The workshop facilitators led presentations, discussions, and creative activities that focused on issues that personally affected the young women: insecurity; early marriages; FGM; early pregnancies; inability to access formal education; limited feminine hygiene products and health care; poverty; and lack of communication with the outside world.
With gratitude, the young women received re-usable menstruation pads and cups, donated by the Period Project, Too Little Children, and Saalt.
Special guests visited the program to talk about music, gender, and freedom.
The Goal
Kenya Girls Digital Stories encourages participants to find their voices for peace, equality, and positive social change; inspires creative expression using dance, spoken word, poetry, music, visual art, photography and videography; and provides storytelling skills in a safe space among peers, professional artists, and educators.
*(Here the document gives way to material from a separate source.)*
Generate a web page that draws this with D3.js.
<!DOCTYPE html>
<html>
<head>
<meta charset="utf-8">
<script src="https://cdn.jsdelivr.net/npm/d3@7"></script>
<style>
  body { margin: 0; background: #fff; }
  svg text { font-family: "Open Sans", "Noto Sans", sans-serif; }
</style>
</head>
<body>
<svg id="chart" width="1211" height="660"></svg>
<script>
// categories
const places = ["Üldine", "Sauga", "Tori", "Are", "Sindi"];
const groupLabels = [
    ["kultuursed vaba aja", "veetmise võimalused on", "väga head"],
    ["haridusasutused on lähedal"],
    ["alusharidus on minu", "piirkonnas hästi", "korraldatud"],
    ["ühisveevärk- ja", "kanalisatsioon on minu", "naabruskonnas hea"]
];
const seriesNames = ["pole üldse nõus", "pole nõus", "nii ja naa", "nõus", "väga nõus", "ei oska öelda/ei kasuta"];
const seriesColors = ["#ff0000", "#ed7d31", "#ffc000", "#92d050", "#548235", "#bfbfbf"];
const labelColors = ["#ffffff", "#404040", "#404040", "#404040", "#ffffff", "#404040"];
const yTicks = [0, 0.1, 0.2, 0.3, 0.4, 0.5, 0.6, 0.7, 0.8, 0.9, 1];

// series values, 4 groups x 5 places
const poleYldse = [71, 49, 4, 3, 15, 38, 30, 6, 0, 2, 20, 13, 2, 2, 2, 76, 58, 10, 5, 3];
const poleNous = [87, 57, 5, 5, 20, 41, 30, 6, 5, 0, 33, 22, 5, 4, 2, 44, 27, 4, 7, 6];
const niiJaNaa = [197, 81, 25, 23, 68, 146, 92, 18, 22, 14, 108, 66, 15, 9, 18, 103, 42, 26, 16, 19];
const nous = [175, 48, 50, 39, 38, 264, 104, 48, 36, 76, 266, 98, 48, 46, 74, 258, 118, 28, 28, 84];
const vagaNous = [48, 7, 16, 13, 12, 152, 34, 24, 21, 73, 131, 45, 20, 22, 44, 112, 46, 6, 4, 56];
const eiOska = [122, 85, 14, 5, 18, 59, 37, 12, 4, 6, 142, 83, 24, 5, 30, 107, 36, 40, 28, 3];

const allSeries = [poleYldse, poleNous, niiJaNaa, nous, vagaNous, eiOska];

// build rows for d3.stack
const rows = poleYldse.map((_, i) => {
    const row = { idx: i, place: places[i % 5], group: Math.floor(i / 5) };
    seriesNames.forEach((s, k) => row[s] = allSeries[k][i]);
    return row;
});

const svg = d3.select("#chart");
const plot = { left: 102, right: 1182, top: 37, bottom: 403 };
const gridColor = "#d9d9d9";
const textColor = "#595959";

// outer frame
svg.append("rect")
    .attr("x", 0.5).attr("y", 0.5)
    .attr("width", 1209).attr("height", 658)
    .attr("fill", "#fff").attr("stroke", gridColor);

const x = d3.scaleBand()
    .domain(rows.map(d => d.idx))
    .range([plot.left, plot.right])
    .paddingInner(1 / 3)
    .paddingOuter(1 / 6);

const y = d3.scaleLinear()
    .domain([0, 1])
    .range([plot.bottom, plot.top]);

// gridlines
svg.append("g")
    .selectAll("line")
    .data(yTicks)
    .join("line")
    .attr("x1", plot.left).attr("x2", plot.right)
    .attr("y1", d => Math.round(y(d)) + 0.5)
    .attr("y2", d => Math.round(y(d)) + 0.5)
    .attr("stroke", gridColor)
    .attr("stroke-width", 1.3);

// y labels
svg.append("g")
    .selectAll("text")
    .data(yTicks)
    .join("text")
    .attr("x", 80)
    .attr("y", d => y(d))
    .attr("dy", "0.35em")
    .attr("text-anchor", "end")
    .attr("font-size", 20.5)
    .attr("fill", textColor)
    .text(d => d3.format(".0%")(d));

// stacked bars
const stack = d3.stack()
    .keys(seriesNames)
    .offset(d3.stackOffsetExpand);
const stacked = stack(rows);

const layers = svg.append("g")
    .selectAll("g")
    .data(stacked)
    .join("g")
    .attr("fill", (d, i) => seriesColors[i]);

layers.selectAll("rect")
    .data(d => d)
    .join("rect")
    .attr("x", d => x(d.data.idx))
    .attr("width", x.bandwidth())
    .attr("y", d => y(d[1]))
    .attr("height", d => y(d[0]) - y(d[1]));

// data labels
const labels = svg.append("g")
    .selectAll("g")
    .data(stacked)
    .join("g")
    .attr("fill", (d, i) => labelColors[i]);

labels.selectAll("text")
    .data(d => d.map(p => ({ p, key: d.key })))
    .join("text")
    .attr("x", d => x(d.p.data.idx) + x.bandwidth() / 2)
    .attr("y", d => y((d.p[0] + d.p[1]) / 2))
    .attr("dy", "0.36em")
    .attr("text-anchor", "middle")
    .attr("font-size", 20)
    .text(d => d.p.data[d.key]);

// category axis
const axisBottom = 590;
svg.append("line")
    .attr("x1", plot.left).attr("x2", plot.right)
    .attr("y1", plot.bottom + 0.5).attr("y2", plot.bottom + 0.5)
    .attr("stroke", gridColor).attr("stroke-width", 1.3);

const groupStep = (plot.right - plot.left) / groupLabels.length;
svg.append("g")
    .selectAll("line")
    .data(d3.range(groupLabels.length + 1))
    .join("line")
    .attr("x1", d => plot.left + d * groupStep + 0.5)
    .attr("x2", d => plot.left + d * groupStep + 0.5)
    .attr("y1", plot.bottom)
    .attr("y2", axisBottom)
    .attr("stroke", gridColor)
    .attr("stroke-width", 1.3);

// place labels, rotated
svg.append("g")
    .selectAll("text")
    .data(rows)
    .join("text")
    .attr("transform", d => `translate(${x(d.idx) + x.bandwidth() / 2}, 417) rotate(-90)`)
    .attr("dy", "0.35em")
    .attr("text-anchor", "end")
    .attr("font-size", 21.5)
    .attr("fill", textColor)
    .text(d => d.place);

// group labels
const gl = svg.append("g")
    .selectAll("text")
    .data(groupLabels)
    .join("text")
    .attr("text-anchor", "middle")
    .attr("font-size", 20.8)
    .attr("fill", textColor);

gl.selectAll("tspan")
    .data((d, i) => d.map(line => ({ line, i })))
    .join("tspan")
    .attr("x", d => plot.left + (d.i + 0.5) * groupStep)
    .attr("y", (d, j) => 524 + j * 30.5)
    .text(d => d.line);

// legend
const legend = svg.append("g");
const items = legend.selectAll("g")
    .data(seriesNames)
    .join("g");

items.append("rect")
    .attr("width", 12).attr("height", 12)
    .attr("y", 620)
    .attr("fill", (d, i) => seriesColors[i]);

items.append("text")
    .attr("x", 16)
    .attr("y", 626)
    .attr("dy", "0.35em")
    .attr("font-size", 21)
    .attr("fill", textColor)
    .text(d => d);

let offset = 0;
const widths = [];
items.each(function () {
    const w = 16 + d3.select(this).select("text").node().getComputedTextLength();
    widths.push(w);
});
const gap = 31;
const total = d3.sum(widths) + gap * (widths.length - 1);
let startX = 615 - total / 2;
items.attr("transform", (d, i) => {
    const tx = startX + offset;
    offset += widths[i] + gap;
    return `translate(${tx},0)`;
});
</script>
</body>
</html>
In two short weeks, Kenya Girls Share Stories achieved its goals. Fifteen young women produced 18 digital stories about running, food, gender equality and positive self-image, and period power through the lens of oppression and resiliency.
They left the workshop expressing interest in leading discussions and projects, using the creative tools learned in the workshop, to raise awareness about and explore solutions for issues that affect themselves, their families, and their communities.
The Digital Stories
Week One. While the group focused on learning digital storytelling techniques, they produced five collaborative stories.
The girls explored the power of Running to achieve freedom, using spoken words and art.
The girls wrote the song We as Women, We As Girls to celebrate the power of being a woman.
Najipenda, which means I love myself, is a collection of art that the girls created to describe their self-worth.
We Can Share The Food is a song written by the girls that expresses the abundance of sustainable food resources in their country.
The girls explored the meaning of Period Power and the special nature of being a woman through words and visual art.
Week Two. The girls wrote and produced individual digital stories, using the techniques they learned during the previous week in writing, spoken word, visual art, photography and videography, music, and dance.